> What the task asks
Below are records that hold pictures; write out only the lines from their start through the line with "16, color: '#1e1e1e'", exactly, and drop the pictures.
----
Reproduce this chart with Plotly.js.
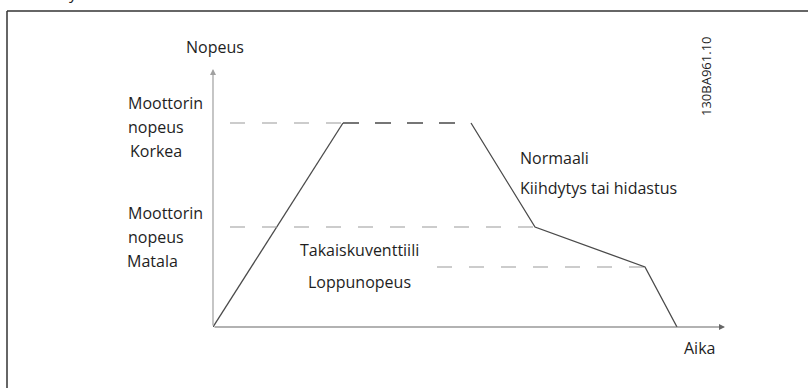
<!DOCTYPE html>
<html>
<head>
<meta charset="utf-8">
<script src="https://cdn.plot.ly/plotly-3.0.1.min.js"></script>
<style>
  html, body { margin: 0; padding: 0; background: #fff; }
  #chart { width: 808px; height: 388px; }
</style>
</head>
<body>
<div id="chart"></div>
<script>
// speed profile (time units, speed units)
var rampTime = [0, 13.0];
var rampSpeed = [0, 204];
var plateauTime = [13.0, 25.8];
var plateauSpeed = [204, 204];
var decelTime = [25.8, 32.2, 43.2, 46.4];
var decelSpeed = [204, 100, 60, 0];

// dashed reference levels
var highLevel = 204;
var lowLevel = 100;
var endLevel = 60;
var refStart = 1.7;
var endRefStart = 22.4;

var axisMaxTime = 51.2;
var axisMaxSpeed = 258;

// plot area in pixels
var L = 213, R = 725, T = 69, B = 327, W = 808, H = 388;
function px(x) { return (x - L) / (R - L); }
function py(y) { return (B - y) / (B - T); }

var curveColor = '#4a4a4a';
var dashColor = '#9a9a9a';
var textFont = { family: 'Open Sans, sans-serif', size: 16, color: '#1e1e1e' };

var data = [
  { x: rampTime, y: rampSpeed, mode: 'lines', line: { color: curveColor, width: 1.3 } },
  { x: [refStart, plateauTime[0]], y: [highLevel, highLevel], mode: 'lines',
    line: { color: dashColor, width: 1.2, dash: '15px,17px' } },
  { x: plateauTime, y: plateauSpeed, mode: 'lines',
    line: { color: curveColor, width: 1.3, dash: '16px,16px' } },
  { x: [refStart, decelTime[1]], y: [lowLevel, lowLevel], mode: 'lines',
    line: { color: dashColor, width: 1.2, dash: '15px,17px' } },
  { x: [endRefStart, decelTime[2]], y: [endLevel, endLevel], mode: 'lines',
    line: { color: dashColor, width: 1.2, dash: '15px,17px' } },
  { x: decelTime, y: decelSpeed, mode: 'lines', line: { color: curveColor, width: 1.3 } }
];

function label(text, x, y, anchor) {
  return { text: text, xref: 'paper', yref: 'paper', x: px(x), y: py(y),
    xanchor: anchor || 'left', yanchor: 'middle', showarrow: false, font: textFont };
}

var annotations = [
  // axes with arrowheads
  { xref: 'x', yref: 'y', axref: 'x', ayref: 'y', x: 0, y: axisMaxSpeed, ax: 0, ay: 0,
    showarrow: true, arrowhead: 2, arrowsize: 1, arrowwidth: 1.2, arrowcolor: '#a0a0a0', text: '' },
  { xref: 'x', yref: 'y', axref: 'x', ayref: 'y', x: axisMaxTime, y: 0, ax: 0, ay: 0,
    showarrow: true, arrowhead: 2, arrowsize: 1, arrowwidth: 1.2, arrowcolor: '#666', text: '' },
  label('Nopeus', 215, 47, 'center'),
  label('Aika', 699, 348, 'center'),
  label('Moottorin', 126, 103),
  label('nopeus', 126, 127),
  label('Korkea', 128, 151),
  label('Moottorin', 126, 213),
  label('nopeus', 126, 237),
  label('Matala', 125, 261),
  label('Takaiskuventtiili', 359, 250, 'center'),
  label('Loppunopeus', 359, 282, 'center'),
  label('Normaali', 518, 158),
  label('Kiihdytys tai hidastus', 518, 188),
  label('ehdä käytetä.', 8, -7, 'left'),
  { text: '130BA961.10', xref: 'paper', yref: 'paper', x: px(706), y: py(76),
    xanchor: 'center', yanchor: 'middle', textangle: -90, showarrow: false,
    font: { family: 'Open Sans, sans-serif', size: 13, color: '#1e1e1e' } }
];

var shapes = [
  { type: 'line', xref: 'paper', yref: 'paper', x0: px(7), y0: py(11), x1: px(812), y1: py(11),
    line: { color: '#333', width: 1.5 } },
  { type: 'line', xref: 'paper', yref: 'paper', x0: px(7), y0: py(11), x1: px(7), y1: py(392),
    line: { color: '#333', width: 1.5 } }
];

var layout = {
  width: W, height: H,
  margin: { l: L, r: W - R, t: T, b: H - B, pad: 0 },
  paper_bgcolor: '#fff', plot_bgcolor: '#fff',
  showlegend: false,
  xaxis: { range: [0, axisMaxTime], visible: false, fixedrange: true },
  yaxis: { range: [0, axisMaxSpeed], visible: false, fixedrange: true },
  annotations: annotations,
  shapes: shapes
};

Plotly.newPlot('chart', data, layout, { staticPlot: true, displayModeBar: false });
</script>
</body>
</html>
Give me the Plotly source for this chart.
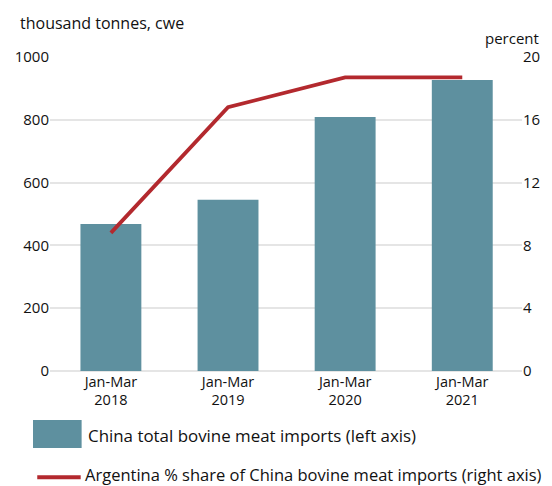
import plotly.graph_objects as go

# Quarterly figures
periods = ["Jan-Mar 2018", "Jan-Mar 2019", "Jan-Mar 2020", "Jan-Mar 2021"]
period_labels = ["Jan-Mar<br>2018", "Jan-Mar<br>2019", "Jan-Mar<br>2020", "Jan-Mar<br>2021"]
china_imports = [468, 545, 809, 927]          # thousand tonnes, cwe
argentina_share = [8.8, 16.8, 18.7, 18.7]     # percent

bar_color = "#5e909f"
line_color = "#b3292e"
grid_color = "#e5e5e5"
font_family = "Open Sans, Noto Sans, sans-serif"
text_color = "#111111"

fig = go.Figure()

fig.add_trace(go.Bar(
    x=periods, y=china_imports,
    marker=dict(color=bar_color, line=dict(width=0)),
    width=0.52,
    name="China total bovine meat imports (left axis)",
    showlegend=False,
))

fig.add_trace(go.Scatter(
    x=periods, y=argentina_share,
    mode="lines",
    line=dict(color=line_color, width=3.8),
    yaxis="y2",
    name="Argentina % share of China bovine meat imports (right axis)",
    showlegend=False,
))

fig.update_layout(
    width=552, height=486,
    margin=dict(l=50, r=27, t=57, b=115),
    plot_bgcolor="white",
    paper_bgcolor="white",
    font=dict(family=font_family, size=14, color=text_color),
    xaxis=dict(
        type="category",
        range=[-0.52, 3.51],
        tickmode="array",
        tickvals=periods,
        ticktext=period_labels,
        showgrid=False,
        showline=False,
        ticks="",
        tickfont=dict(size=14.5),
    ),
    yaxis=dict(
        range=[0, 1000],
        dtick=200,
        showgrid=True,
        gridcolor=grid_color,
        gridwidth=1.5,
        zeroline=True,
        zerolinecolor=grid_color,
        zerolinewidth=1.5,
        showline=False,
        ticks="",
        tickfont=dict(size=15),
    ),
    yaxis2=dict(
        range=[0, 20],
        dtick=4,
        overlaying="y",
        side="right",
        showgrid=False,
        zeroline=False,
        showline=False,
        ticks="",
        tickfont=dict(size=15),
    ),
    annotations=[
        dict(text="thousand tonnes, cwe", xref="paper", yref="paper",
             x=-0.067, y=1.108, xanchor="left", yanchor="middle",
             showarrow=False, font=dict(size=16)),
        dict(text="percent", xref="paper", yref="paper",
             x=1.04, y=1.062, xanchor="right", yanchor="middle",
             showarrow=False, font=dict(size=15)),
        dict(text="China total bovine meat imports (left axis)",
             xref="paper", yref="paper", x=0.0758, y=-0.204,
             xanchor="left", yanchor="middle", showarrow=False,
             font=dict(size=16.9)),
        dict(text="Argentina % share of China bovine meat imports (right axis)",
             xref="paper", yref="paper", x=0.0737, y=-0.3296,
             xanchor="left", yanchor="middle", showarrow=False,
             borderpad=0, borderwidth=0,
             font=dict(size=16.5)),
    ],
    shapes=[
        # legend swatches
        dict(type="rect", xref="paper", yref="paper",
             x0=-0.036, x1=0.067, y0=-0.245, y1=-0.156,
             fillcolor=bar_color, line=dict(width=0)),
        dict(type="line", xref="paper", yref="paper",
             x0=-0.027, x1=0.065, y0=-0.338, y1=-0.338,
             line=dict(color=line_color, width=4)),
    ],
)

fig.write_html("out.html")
----
> Answer in full
Reproduce this chart with Plotly.js.
<!DOCTYPE html>
<html>
<head>
<meta charset="utf-8">
<script src="https://cdn.plot.ly/plotly-3.0.1.min.js"></script>
<style>
  html, body { margin: 0; padding: 0; background: #fff; }
  #chart { width: 808px; height: 388px; }
</style>
</head>
<body>
<div id="chart"></div>
<script>
// speed profile (time units, speed units)
var rampTime = [0, 13.0];
var rampSpeed = [0, 204];
var plateauTime = [13.0, 25.8];
var plateauSpeed = [204, 204];
var decelTime = [25.8, 32.2, 43.2, 46.4];
var decelSpeed = [204, 100, 60, 0];

// dashed reference levels
var highLevel = 204;
var lowLevel = 100;
var endLevel = 60;
var refStart = 1.7;
var endRefStart = 22.4;

var axisMaxTime = 51.2;
var axisMaxSpeed = 258;

// plot area in pixels
var L = 213, R = 725, T = 69, B = 327, W = 808, H = 388;
function px(x) { return (x - L) / (R - L); }
function py(y) { return (B - y) / (B - T); }

var curveColor = '#4a4a4a';
var dashColor = '#9a9a9a';
var textFont = { family: 'Open Sans, sans-serif', size: 16, color: '#1e1e1e' };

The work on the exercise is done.